EXERCISE AIM = What is needed here is an exact copy of every entry.

** Begin **

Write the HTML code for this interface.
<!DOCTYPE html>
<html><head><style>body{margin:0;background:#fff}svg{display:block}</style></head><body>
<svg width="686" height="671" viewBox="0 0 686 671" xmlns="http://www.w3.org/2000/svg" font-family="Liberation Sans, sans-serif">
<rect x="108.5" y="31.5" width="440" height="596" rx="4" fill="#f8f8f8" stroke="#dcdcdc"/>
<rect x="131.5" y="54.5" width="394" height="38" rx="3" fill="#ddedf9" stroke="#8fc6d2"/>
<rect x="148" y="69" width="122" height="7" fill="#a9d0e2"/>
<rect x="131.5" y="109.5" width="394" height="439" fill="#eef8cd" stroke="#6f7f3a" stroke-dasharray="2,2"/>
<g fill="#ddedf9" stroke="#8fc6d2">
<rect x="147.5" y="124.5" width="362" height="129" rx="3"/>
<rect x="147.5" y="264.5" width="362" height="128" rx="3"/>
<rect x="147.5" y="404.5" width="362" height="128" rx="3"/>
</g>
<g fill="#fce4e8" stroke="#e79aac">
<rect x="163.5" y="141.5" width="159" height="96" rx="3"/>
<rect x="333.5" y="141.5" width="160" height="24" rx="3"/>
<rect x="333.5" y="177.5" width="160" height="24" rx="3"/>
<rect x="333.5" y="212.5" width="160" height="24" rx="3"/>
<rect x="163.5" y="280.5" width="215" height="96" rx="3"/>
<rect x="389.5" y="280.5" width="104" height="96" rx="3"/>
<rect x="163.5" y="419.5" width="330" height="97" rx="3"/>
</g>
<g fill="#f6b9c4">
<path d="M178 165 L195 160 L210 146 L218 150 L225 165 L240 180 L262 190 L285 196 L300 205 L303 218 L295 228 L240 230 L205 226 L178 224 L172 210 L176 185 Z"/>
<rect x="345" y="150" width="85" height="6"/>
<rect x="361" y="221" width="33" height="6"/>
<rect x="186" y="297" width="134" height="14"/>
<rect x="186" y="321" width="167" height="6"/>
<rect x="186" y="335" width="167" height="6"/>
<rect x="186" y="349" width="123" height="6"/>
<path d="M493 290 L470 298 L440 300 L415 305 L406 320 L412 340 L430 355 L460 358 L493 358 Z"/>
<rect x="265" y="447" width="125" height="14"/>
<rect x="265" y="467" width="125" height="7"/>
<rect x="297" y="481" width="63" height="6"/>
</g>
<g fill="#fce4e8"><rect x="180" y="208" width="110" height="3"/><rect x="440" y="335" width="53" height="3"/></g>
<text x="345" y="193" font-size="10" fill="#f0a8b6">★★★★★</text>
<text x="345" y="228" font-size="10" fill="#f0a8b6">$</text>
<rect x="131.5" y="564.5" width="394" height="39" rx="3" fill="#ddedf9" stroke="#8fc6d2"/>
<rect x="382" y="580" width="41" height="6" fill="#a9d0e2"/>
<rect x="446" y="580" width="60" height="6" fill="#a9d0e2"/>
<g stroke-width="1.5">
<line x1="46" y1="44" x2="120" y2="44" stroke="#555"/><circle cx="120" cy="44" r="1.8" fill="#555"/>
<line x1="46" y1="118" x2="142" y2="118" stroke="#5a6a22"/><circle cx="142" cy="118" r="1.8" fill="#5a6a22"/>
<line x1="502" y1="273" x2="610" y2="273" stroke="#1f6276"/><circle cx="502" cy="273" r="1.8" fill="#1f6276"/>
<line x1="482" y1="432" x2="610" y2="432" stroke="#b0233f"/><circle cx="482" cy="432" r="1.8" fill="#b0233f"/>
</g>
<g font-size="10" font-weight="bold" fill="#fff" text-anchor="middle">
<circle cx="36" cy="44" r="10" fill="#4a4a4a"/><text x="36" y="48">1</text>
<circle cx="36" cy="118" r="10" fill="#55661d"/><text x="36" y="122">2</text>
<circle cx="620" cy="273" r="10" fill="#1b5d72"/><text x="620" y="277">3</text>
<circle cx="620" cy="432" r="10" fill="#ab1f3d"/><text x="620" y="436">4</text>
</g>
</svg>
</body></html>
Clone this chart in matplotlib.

** End **

WRITTEN RESPONSE =
Write the HTML code for this interface.
<!DOCTYPE html>
<html><head><style>body{margin:0;background:#fff}svg{display:block}</style></head><body>
<svg width="686" height="671" viewBox="0 0 686 671" xmlns="http://www.w3.org/2000/svg" font-family="Liberation Sans, sans-serif">
<rect x="108.5" y="31.5" width="440" height="596" rx="4" fill="#f8f8f8" stroke="#dcdcdc"/>
<rect x="131.5" y="54.5" width="394" height="38" rx="3" fill="#ddedf9" stroke="#8fc6d2"/>
<rect x="148" y="69" width="122" height="7" fill="#a9d0e2"/>
<rect x="131.5" y="109.5" width="394" height="439" fill="#eef8cd" stroke="#6f7f3a" stroke-dasharray="2,2"/>
<g fill="#ddedf9" stroke="#8fc6d2">
<rect x="147.5" y="124.5" width="362" height="129" rx="3"/>
<rect x="147.5" y="264.5" width="362" height="128" rx="3"/>
<rect x="147.5" y="404.5" width="362" height="128" rx="3"/>
</g>
<g fill="#fce4e8" stroke="#e79aac">
<rect x="163.5" y="141.5" width="159" height="96" rx="3"/>
<rect x="333.5" y="141.5" width="160" height="24" rx="3"/>
<rect x="333.5" y="177.5" width="160" height="24" rx="3"/>
<rect x="333.5" y="212.5" width="160" height="24" rx="3"/>
<rect x="163.5" y="280.5" width="215" height="96" rx="3"/>
<rect x="389.5" y="280.5" width="104" height="96" rx="3"/>
<rect x="163.5" y="419.5" width="330" height="97" rx="3"/>
</g>
<g fill="#f6b9c4">
<path d="M178 165 L195 160 L210 146 L218 150 L225 165 L240 180 L262 190 L285 196 L300 205 L303 218 L295 228 L240 230 L205 226 L178 224 L172 210 L176 185 Z"/>
<rect x="345" y="150" width="85" height="6"/>
<rect x="361" y="221" width="33" height="6"/>
<rect x="186" y="297" width="134" height="14"/>
<rect x="186" y="321" width="167" height="6"/>
<rect x="186" y="335" width="167" height="6"/>
<rect x="186" y="349" width="123" height="6"/>
<path d="M493 290 L470 298 L440 300 L415 305 L406 320 L412 340 L430 355 L460 358 L493 358 Z"/>
<rect x="265" y="447" width="125" height="14"/>
<rect x="265" y="467" width="125" height="7"/>
<rect x="297" y="481" width="63" height="6"/>
</g>
<g fill="#fce4e8"><rect x="180" y="208" width="110" height="3"/><rect x="440" y="335" width="53" height="3"/></g>
<text x="345" y="193" font-size="10" fill="#f0a8b6">★★★★★</text>
<text x="345" y="228" font-size="10" fill="#f0a8b6">$</text>
<rect x="131.5" y="564.5" width="394" height="39" rx="3" fill="#ddedf9" stroke="#8fc6d2"/>
<rect x="382" y="580" width="41" height="6" fill="#a9d0e2"/>
<rect x="446" y="580" width="60" height="6" fill="#a9d0e2"/>
<g stroke-width="1.5">
<line x1="46" y1="44" x2="120" y2="44" stroke="#555"/><circle cx="120" cy="44" r="1.8" fill="#555"/>
<line x1="46" y1="118" x2="142" y2="118" stroke="#5a6a22"/><circle cx="142" cy="118" r="1.8" fill="#5a6a22"/>
<line x1="502" y1="273" x2="610" y2="273" stroke="#1f6276"/><circle cx="502" cy="273" r="1.8" fill="#1f6276"/>
<line x1="482" y1="432" x2="610" y2="432" stroke="#b0233f"/><circle cx="482" cy="432" r="1.8" fill="#b0233f"/>
</g>
<g font-size="10" font-weight="bold" fill="#fff" text-anchor="middle">
<circle cx="36" cy="44" r="10" fill="#4a4a4a"/><text x="36" y="48">1</text>
<circle cx="36" cy="118" r="10" fill="#55661d"/><text x="36" y="122">2</text>
<circle cx="620" cy="273" r="10" fill="#1b5d72"/><text x="620" y="277">3</text>
<circle cx="620" cy="432" r="10" fill="#ab1f3d"/><text x="620" y="436">4</text>
</g>
</svg>
</body></html>
Clone this chart in matplotlib.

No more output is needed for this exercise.